* [Given information]

-- Start --

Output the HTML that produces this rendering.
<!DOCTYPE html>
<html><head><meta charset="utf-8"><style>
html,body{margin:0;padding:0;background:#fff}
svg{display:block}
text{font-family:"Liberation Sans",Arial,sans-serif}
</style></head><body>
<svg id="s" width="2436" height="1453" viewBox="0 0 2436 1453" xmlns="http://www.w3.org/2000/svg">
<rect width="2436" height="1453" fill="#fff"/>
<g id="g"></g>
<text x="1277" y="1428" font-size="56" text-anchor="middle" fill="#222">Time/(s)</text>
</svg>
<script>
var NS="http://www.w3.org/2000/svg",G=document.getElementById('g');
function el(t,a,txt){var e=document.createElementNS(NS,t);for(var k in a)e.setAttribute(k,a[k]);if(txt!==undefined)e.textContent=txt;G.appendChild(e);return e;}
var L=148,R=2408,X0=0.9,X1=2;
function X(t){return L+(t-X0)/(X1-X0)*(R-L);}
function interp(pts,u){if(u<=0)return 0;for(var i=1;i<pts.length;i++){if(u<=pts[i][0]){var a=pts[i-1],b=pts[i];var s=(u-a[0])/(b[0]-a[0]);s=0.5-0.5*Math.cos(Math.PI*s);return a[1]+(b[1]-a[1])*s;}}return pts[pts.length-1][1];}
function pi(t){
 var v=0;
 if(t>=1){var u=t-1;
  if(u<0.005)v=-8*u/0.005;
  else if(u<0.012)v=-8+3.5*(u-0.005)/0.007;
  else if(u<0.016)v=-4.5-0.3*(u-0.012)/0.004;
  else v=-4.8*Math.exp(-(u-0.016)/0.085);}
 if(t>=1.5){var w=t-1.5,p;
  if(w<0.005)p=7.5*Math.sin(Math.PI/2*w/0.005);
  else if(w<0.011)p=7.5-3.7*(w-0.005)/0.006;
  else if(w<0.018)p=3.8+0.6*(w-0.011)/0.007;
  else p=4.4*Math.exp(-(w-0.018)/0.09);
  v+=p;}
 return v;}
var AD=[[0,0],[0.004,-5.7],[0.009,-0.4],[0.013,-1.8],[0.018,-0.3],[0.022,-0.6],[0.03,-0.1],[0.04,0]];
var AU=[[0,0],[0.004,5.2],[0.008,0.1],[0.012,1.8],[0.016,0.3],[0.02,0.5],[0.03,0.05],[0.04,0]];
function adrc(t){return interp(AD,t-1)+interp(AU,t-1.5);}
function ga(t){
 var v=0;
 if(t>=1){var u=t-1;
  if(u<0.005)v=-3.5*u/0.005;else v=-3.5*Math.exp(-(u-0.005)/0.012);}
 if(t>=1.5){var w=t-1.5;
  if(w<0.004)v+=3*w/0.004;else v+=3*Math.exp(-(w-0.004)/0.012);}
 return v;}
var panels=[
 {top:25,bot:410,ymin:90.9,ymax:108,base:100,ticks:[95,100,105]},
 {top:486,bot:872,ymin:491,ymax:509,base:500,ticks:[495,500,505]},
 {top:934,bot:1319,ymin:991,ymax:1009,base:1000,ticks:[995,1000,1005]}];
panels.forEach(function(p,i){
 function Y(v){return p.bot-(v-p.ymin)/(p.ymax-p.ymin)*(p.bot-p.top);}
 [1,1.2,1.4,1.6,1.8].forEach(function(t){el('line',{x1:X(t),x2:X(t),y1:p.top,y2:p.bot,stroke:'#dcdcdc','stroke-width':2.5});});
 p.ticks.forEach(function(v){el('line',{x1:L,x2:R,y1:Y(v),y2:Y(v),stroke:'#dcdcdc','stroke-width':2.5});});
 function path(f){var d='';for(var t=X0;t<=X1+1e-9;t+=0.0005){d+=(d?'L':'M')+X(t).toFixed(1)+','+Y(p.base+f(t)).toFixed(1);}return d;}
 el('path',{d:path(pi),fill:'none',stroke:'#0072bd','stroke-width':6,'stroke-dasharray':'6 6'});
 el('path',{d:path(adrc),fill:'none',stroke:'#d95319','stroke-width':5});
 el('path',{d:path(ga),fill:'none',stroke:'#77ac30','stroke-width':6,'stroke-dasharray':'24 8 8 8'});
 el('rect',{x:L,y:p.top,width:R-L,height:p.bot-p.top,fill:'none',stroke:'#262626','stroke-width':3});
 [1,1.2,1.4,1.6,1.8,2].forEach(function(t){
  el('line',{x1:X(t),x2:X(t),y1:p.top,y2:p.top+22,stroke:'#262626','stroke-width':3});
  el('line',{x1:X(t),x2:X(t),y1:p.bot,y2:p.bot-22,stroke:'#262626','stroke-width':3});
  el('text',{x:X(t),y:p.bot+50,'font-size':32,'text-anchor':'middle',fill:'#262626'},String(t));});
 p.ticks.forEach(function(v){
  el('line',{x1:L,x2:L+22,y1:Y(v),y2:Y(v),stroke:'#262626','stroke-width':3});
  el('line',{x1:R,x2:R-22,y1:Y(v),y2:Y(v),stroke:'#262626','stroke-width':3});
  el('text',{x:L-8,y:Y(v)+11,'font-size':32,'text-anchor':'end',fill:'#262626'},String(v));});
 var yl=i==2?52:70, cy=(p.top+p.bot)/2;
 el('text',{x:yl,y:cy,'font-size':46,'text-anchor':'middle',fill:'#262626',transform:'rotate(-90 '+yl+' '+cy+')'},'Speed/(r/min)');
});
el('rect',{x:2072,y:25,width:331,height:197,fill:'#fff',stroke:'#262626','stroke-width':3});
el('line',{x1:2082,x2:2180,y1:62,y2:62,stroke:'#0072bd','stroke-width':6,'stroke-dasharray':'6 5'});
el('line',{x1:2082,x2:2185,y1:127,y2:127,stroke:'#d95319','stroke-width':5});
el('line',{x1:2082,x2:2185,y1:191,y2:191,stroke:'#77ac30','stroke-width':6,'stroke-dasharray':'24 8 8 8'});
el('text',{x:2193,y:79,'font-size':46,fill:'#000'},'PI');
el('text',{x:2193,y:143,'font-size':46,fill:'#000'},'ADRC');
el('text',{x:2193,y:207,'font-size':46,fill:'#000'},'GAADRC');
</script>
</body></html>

-- End --

* [To do]
Please reproduce the entire listing, exactly as shown.

* [Solution below]
Output the HTML that produces this rendering.
<!DOCTYPE html>
<html><head><meta charset="utf-8"><style>
html,body{margin:0;padding:0;background:#fff}
svg{display:block}
text{font-family:"Liberation Sans",Arial,sans-serif}
</style></head><body>
<svg id="s" width="2436" height="1453" viewBox="0 0 2436 1453" xmlns="http://www.w3.org/2000/svg">
<rect width="2436" height="1453" fill="#fff"/>
<g id="g"></g>
<text x="1277" y="1428" font-size="56" text-anchor="middle" fill="#222">Time/(s)</text>
</svg>
<script>
var NS="http://www.w3.org/2000/svg",G=document.getElementById('g');
function el(t,a,txt){var e=document.createElementNS(NS,t);for(var k in a)e.setAttribute(k,a[k]);if(txt!==undefined)e.textContent=txt;G.appendChild(e);return e;}
var L=148,R=2408,X0=0.9,X1=2;
function X(t){return L+(t-X0)/(X1-X0)*(R-L);}
function interp(pts,u){if(u<=0)return 0;for(var i=1;i<pts.length;i++){if(u<=pts[i][0]){var a=pts[i-1],b=pts[i];var s=(u-a[0])/(b[0]-a[0]);s=0.5-0.5*Math.cos(Math.PI*s);return a[1]+(b[1]-a[1])*s;}}return pts[pts.length-1][1];}
function pi(t){
 var v=0;
 if(t>=1){var u=t-1;
  if(u<0.005)v=-8*u/0.005;
  else if(u<0.012)v=-8+3.5*(u-0.005)/0.007;
  else if(u<0.016)v=-4.5-0.3*(u-0.012)/0.004;
  else v=-4.8*Math.exp(-(u-0.016)/0.085);}
 if(t>=1.5){var w=t-1.5,p;
  if(w<0.005)p=7.5*Math.sin(Math.PI/2*w/0.005);
  else if(w<0.011)p=7.5-3.7*(w-0.005)/0.006;
  else if(w<0.018)p=3.8+0.6*(w-0.011)/0.007;
  else p=4.4*Math.exp(-(w-0.018)/0.09);
  v+=p;}
 return v;}
var AD=[[0,0],[0.004,-5.7],[0.009,-0.4],[0.013,-1.8],[0.018,-0.3],[0.022,-0.6],[0.03,-0.1],[0.04,0]];
var AU=[[0,0],[0.004,5.2],[0.008,0.1],[0.012,1.8],[0.016,0.3],[0.02,0.5],[0.03,0.05],[0.04,0]];
function adrc(t){return interp(AD,t-1)+interp(AU,t-1.5);}
function ga(t){
 var v=0;
 if(t>=1){var u=t-1;
  if(u<0.005)v=-3.5*u/0.005;else v=-3.5*Math.exp(-(u-0.005)/0.012);}
 if(t>=1.5){var w=t-1.5;
  if(w<0.004)v+=3*w/0.004;else v+=3*Math.exp(-(w-0.004)/0.012);}
 return v;}
var panels=[
 {top:25,bot:410,ymin:90.9,ymax:108,base:100,ticks:[95,100,105]},
 {top:486,bot:872,ymin:491,ymax:509,base:500,ticks:[495,500,505]},
 {top:934,bot:1319,ymin:991,ymax:1009,base:1000,ticks:[995,1000,1005]}];
panels.forEach(function(p,i){
 function Y(v){return p.bot-(v-p.ymin)/(p.ymax-p.ymin)*(p.bot-p.top);}
 [1,1.2,1.4,1.6,1.8].forEach(function(t){el('line',{x1:X(t),x2:X(t),y1:p.top,y2:p.bot,stroke:'#dcdcdc','stroke-width':2.5});});
 p.ticks.forEach(function(v){el('line',{x1:L,x2:R,y1:Y(v),y2:Y(v),stroke:'#dcdcdc','stroke-width':2.5});});
 function path(f){var d='';for(var t=X0;t<=X1+1e-9;t+=0.0005){d+=(d?'L':'M')+X(t).toFixed(1)+','+Y(p.base+f(t)).toFixed(1);}return d;}
 el('path',{d:path(pi),fill:'none',stroke:'#0072bd','stroke-width':6,'stroke-dasharray':'6 6'});
 el('path',{d:path(adrc),fill:'none',stroke:'#d95319','stroke-width':5});
 el('path',{d:path(ga),fill:'none',stroke:'#77ac30','stroke-width':6,'stroke-dasharray':'24 8 8 8'});
 el('rect',{x:L,y:p.top,width:R-L,height:p.bot-p.top,fill:'none',stroke:'#262626','stroke-width':3});
 [1,1.2,1.4,1.6,1.8,2].forEach(function(t){
  el('line',{x1:X(t),x2:X(t),y1:p.top,y2:p.top+22,stroke:'#262626','stroke-width':3});
  el('line',{x1:X(t),x2:X(t),y1:p.bot,y2:p.bot-22,stroke:'#262626','stroke-width':3});
  el('text',{x:X(t),y:p.bot+50,'font-size':32,'text-anchor':'middle',fill:'#262626'},String(t));});
 p.ticks.forEach(function(v){
  el('line',{x1:L,x2:L+22,y1:Y(v),y2:Y(v),stroke:'#262626','stroke-width':3});
  el('line',{x1:R,x2:R-22,y1:Y(v),y2:Y(v),stroke:'#262626','stroke-width':3});
  el('text',{x:L-8,y:Y(v)+11,'font-size':32,'text-anchor':'end',fill:'#262626'},String(v));});
 var yl=i==2?52:70, cy=(p.top+p.bot)/2;
 el('text',{x:yl,y:cy,'font-size':46,'text-anchor':'middle',fill:'#262626',transform:'rotate(-90 '+yl+' '+cy+')'},'Speed/(r/min)');
});
el('rect',{x:2072,y:25,width:331,height:197,fill:'#fff',stroke:'#262626','stroke-width':3});
el('line',{x1:2082,x2:2180,y1:62,y2:62,stroke:'#0072bd','stroke-width':6,'stroke-dasharray':'6 5'});
el('line',{x1:2082,x2:2185,y1:127,y2:127,stroke:'#d95319','stroke-width':5});
el('line',{x1:2082,x2:2185,y1:191,y2:191,stroke:'#77ac30','stroke-width':6,'stroke-dasharray':'24 8 8 8'});
el('text',{x:2193,y:79,'font-size':46,fill:'#000'},'PI');
el('text',{x:2193,y:143,'font-size':46,fill:'#000'},'ADRC');
el('text',{x:2193,y:207,'font-size':46,fill:'#000'},'GAADRC');
</script>
</body></html>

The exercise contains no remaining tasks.